Recorded: 22 Jul 2003
Well, I think the ability to teach in a classroom and the ability to run a productive and inspired research group are two different things. And sometimes they’re combined in the same person and that’s very nice, but often they’re not. So I tried hard at teaching but I wasn’t a particularly good teacher, but I did compensate, I hope, in running my laboratory and the hundred or so people that went through there that I’m pleased with and I don’t remember very much of the students I had in class.
Paul Doty (1920-2011), biophysical chemist and activist was an emeritus professor at Harvard University in the Faculty of Arts and Sciences and in the Kennedy School of Government. He was also founder of the Department of Biochemistry and Molecular Biology, and the Center for Science and International Affairs at Harvard. Experimenting with isotope separation as a graduate student at Columbia University, he became an advocate for nuclear war prevention.
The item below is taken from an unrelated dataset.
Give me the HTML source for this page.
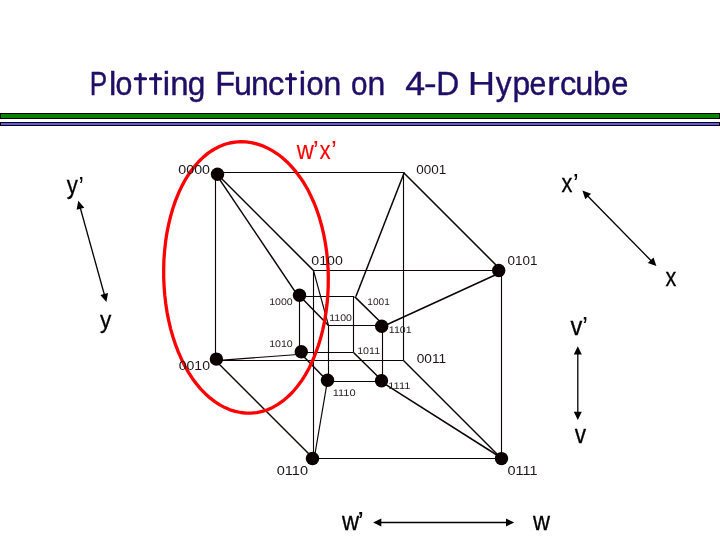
<!DOCTYPE html>
<html>
<head>
<meta charset="utf-8">
<title>Plotting Function on 4-D Hypercube</title>
<style>
html,body{margin:0;padding:0;background:#fff;}
body{width:720px;height:540px;overflow:hidden;position:relative;font-family:"Liberation Sans",sans-serif;}
svg{position:absolute;left:0;top:0;will-change:transform;}
.t{font-family:"Liberation Sans",sans-serif;}
.title{font-size:33px;fill:#200e66;stroke:#200e66;stroke-width:0.4px;}
.tt{fill:none;stroke:#200e66;stroke-width:3.0px;stroke-linecap:round;}
.big{font-size:13.4px;fill:#1c1616;}
.sm{font-size:9.6px;text-rendering:geometricPrecision;fill:#2a2424;}
.ax{font-size:26px;fill:#000;stroke:#000;stroke-width:0.3px;}
.red{font-size:26px;fill:#ff0000;stroke:#ff0000;stroke-width:0.12px;}
.ln line{stroke:#0c0404;stroke-width:1.12;stroke-linecap:butt;}
.dg line{stroke:#0c0404;stroke-width:1.5;stroke-linecap:butt;}
.th line{stroke:#0c0404;stroke-width:1.15;stroke-linecap:butt;}
.dot circle{fill:#0a0000;}
.arr line{stroke:#000;stroke-width:1.3;}
.arr polygon{fill:#000;}
</style>
</head>
<body>
<svg width="720" height="540" viewBox="0 0 720 540">
<!-- title -->
<g class="t title">
<text transform="translate(89.69,95) scale(0.792,1.03)">P</text>
<text transform="translate(108.88,95) scale(1.000,1.03)">l</text>
<text transform="translate(115.47,95) scale(0.919,1.03)">o</text>
<text transform="translate(162.78,95) scale(1.000,1.03)">i</text>
<text transform="translate(170.33,95) scale(1.000,1.03)">n</text>
<text transform="translate(187.72,95) scale(0.957,1.03)">g</text>
<text transform="translate(215.18,95) scale(0.984,1.03)">F</text>
<text transform="translate(234.08,95) scale(0.979,1.03)">u</text>
<text transform="translate(251.10,95) scale(0.971,1.03)">n</text>
<text transform="translate(267.98,95) scale(0.991,1.03)">c</text>
<text transform="translate(298.68,95) scale(1.000,1.03)">i</text>
<text transform="translate(306.56,95) scale(0.932,1.03)">o</text>
<text transform="translate(323.60,95) scale(0.971,1.03)">n</text>
<text transform="translate(350.90,95) scale(0.900,1.03)">o</text>
<text transform="translate(367.50,95) scale(0.971,1.03)">n</text>
<text transform="translate(405.20,95) scale(1.085,1.03)">4</text>
<text transform="translate(423.93,95) scale(1.150,1.03)">-</text>
<text transform="translate(436.23,95) scale(0.964,1.03)">D</text>
<text transform="translate(467.80,95) scale(1.150,1.03)" style="stroke-width:0.15px">H</text>
<text transform="translate(495.64,95) scale(0.959,1.03)">y</text>
<text transform="translate(512.41,95) scale(0.964,1.03)">p</text>
<text transform="translate(529.58,95) scale(0.916,1.03)">e</text>
<text transform="translate(547.12,95) scale(1.150,1.03)">r</text>
<text transform="translate(559.98,95) scale(0.991,1.03)">c</text>
<text transform="translate(575.36,95) scale(0.986,1.03)">u</text>
<text transform="translate(592.91,95) scale(0.964,1.03)">b</text>
<text transform="translate(611.25,95) scale(0.935,1.03)">e</text>
<path class="tt" d="M140.2,74.2 V93.6 M135.2,78.8 H145.6"/>
<path class="tt" d="M155.6,74.2 V93.6 M150.4,78.8 H160.8"/>
<path class="tt" d="M290.5,74.2 V93.6 M286.5,78.8 H295.5"/>
</g>
<!-- title rules -->
<rect x="0" y="113" width="720" height="6" fill="#000"/>
<rect x="1" y="114" width="718" height="4" fill="#068206"/>
<rect x="0" y="122" width="720" height="4" fill="#000"/>
<rect x="1" y="123" width="718" height="2" fill="#6659ea"/>

<!-- outer cube orthogonal lines -->
<g class="ln">
<line x1="215.5" y1="172.5" x2="403.5" y2="172.5"/>
<line x1="215.5" y1="172.5" x2="215.5" y2="360.5"/>
<line x1="403.5" y1="172.5" x2="403.5" y2="360.5"/>
<line x1="215.5" y1="360.5" x2="403.5" y2="360.5"/>
<line x1="313.5" y1="270.5" x2="501.5" y2="270.5"/>
<line x1="313.5" y1="270.5" x2="313.5" y2="458.5"/>
<line x1="501.5" y1="270.5" x2="501.5" y2="458.5"/>
<line x1="313.5" y1="458.5" x2="501.5" y2="458.5"/>
<!-- inner cube -->
<line x1="299.5" y1="296.5" x2="354" y2="296.5"/>
<line x1="299.5" y1="296.5" x2="299.5" y2="352.5"/>
<line x1="353.5" y1="296.5" x2="353.5" y2="352.5"/>
<line x1="299.5" y1="352.5" x2="353.5" y2="352.5"/>
<line x1="328.5" y1="325.5" x2="382" y2="325.5"/>
<line x1="328.5" y1="325.5" x2="328.5" y2="381"/>
<line x1="382.5" y1="325.5" x2="382.5" y2="381"/>
<line x1="328" y1="381.5" x2="382" y2="381.5"/>
</g>
<g class="dg">
<!-- outer diagonals -->
<line x1="215.5" y1="172.5" x2="313.5" y2="270.5"/>
<line x1="403.5" y1="172.5" x2="500.5" y2="269.5"/>
<line x1="215.5" y1="360.5" x2="313.5" y2="458.5"/>
<line x1="403.5" y1="360.5" x2="501.5" y2="458.5"/>
<!-- inner diagonals -->
<line x1="299.3" y1="295.4" x2="328.5" y2="325.5"/>
<line x1="354.6" y1="296.6" x2="381.5" y2="323"/>
<line x1="300.5" y1="353.2" x2="326.5" y2="380"/>
<line x1="353.5" y1="352.5" x2="381.7" y2="380.3"/>
<!-- outer-inner -->
<line x1="215.2" y1="172.8" x2="297.6" y2="295.4"/>
<line x1="404.3" y1="172.5" x2="355.9" y2="296.5"/>
<line x1="499" y1="273.2" x2="381.7" y2="327"/>
<line x1="501.5" y1="458" x2="381.5" y2="381.8"/>
</g>
<g class="th">
<line x1="216" y1="360.6" x2="301.3" y2="354.2"/>
<line x1="313.5" y1="270.5" x2="328.5" y2="325.5"/>
<line x1="314.2" y1="458.3" x2="327.5" y2="380.3"/>
</g>
<g class="dot">
<circle cx="217.5" cy="174.2" r="6.7"/>
<circle cx="498.7" cy="270.5" r="6.7"/>
<circle cx="216.4" cy="359.1" r="6.7"/>
<circle cx="312.5" cy="458.5" r="6.7"/>
<circle cx="501.5" cy="458.6" r="6.7"/>
<circle cx="299.5" cy="295.3" r="6.7"/>
<circle cx="301.3" cy="351.7" r="6.7"/>
<circle cx="381.7" cy="326.3" r="6.7"/>
<circle cx="327.5" cy="380.3" r="6.7"/>
<circle cx="381.5" cy="380.7" r="6.7"/>
</g>
<!-- red ellipse -->
<path d="M328.3,277.4 L328.2,286.3 L327.8,295.1 L327.0,303.9 L325.9,312.6 L324.5,321.2 L322.7,329.7 L320.6,337.9 L318.1,345.9 L315.3,353.6 L312.3,361.0 L308.9,368.1 L305.2,374.7 L301.2,380.9 L296.9,386.6 L292.5,391.8 L287.8,396.4 L282.9,400.5 L277.9,404.0 L272.7,407.0 L267.5,409.3 L262.2,411.0 L256.8,412.2 L251.4,412.7 L246.0,412.7 L240.6,412.1 L235.3,411.0 L230.0,409.4 L224.9,407.2 L219.8,404.5 L214.8,401.2 L210.0,397.5 L205.3,393.3 L200.8,388.7 L196.5,383.5 L192.4,378.0 L188.5,372.0 L184.9,365.6 L181.5,358.8 L178.4,351.7 L175.5,344.3 L173.0,336.6 L170.7,328.7 L168.8,320.5 L167.1,312.2 L165.8,303.6 L164.8,295.0 L164.1,286.2 L163.7,277.4 L163.7,268.5 L163.9,259.6 L164.6,250.8 L165.5,241.9 L166.8,233.2 L168.5,224.6 L170.5,216.2 L172.9,207.9 L175.6,200.0 L178.7,192.4 L182.1,185.2 L185.8,178.4 L189.9,172.1 L194.2,166.4 L198.8,161.1 L203.6,156.5 L208.5,152.5 L213.7,149.1 L218.9,146.3 L224.3,144.1 L229.7,142.6 L235.1,141.7 L240.6,141.3 L246.0,141.5 L251.4,142.2 L256.7,143.5 L262.0,145.2 L267.2,147.5 L272.2,150.2 L277.2,153.4 L282.1,157.1 L286.8,161.3 L291.3,165.9 L295.7,171.0 L299.8,176.5 L303.8,182.4 L307.5,188.7 L310.9,195.5 L314.1,202.6 L317.0,210.0 L319.5,217.7 L321.8,225.8 L323.7,234.0 L325.3,242.4 L326.6,251.0 L327.5,259.7 L328.1,268.5Z" transform="translate(0,0.4)" fill="none" stroke="#ff0000" stroke-width="3.3" stroke-linejoin="round"/>

<!-- vertex labels -->
<g class="t big">
<text x="178.3" y="174.2" textLength="31.75" lengthAdjust="spacingAndGlyphs">0000</text>
<text x="416.3" y="174.2" textLength="30.0" lengthAdjust="spacingAndGlyphs">0001</text>
<text x="311.3" y="265" textLength="31.54" lengthAdjust="spacingAndGlyphs">0100</text>
<text x="507.5" y="265" textLength="30.0" lengthAdjust="spacingAndGlyphs">0101</text>
<text x="178.7" y="370" textLength="31.34" lengthAdjust="spacingAndGlyphs">0010</text>
<text x="416.7" y="362.8" textLength="29.41" lengthAdjust="spacingAndGlyphs">0011</text>
<text x="276.7" y="475" textLength="31.37" lengthAdjust="spacingAndGlyphs">0110</text>
<text x="507.5" y="475" textLength="30.08" lengthAdjust="spacingAndGlyphs">0111</text>
</g>
<g class="t sm">
<text x="269.16" y="304.85" textLength="23.56" lengthAdjust="spacingAndGlyphs">1000</text>
<text x="367.26" y="304.85" textLength="22.53" lengthAdjust="spacingAndGlyphs">1001</text>
<text x="269.16" y="346.6" textLength="23.56" lengthAdjust="spacingAndGlyphs">1010</text>
<text x="357.2" y="353.9" textLength="22.93" lengthAdjust="spacingAndGlyphs">1011</text>
<text x="329.16" y="320.7" textLength="22.77" lengthAdjust="spacingAndGlyphs">1100</text>
<text x="388.8" y="333.1" textLength="22.82" lengthAdjust="spacingAndGlyphs">1101</text>
<text x="332.7" y="395.9" textLength="22.98" lengthAdjust="spacingAndGlyphs">1110</text>
<text x="388.3" y="389.1" textLength="22.1" lengthAdjust="spacingAndGlyphs">1111</text>
</g>

<!-- axis labels -->
<g class="t ax">
<text transform="translate(66.79,194.47) scale(0.855,0.973)">y</text>
<text transform="translate(78.38,195.03) scale(0.926,1.009)" style="stroke:none">’</text>
<text transform="translate(99.89,328.21) scale(0.871,0.946)">y</text>
<text transform="translate(561.58,191.9) scale(0.841,1.004)">x</text>
<text transform="translate(572.86,191.81) scale(1.053,0.974)" style="stroke:none">’</text>
<text transform="translate(665.59,285.9) scale(0.833,0.996)">x</text>
<text transform="translate(570.59,334.9) scale(0.91,1.004)">v</text>
<text transform="translate(581.96,334.81) scale(1.053,0.974)" style="stroke:none">’</text>
<text transform="translate(574.79,442.5) scale(0.871,0.989)">v</text>
<text transform="translate(341.9,530.0) scale(0.911,1.011)">w</text>
<text transform="translate(357.34,530.03) scale(1.179,1.009)" style="stroke:none">’</text>
<text transform="translate(533.1,530.0) scale(0.906,1.011)">w</text>
</g>
<g class="t red">
<text transform="translate(296.7,158.9) scale(0.911,1.011)">w</text>
<text transform="translate(312.86,158.51) scale(1.053,0.974)" style="stroke:none">’</text>
<text transform="translate(319.48,158.9) scale(0.857,1.011)">x</text>
<text transform="translate(331.03,158.51) scale(1.011,0.974)" style="stroke:none">’</text>
</g>

<!-- arrows -->
<g class="arr">
<line x1="80.23" y1="207.74" x2="104.47" y2="294.96"/>
<polygon points="78.30,200.80 76.64,209.77 84.35,207.63"/>
<polygon points="106.40,301.90 100.35,295.07 108.06,292.93"/>
<line x1="587.44" y1="195.74" x2="651.36" y2="260.96"/>
<polygon points="582.40,190.60 585.28,199.26 591.00,193.66"/>
<polygon points="656.40,266.10 647.80,263.04 653.52,257.44"/>
<line x1="577.80" y1="353.50" x2="577.80" y2="412.80"/>
<polygon points="577.80,346.30 573.80,354.50 581.80,354.50"/>
<polygon points="577.80,420.00 573.80,411.80 581.80,411.80"/>
<line x1="380.30" y1="522.50" x2="507.00" y2="522.50"/>
<polygon points="373.10,522.50 381.30,526.50 381.30,518.50"/>
<polygon points="514.20,522.50 506.00,526.50 506.00,518.50"/>
</g>
</svg>
</body>
</html>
Subsequently, he served as a consultant to the President’s Science Advisory Committee and as a member of the President’s Arms Control Advisory Group.
Doty’s scientific research is focused on elucidating the structure and function of large molecules by optical methods. Responsible for hybridizing single strands of DNA to reform an active double-stranded molecule, his laboratory work helped provide the basis for DNA recombination.
Doty met Jim in 1952 in Cambridge. Four years later he had encouraged Jim to join the Harvard Faculty. Their combined insight and innovation was crucial in determining the fate of the newly created molecular biology department. Doty remained on the Harvard Faculty for over forty-two years.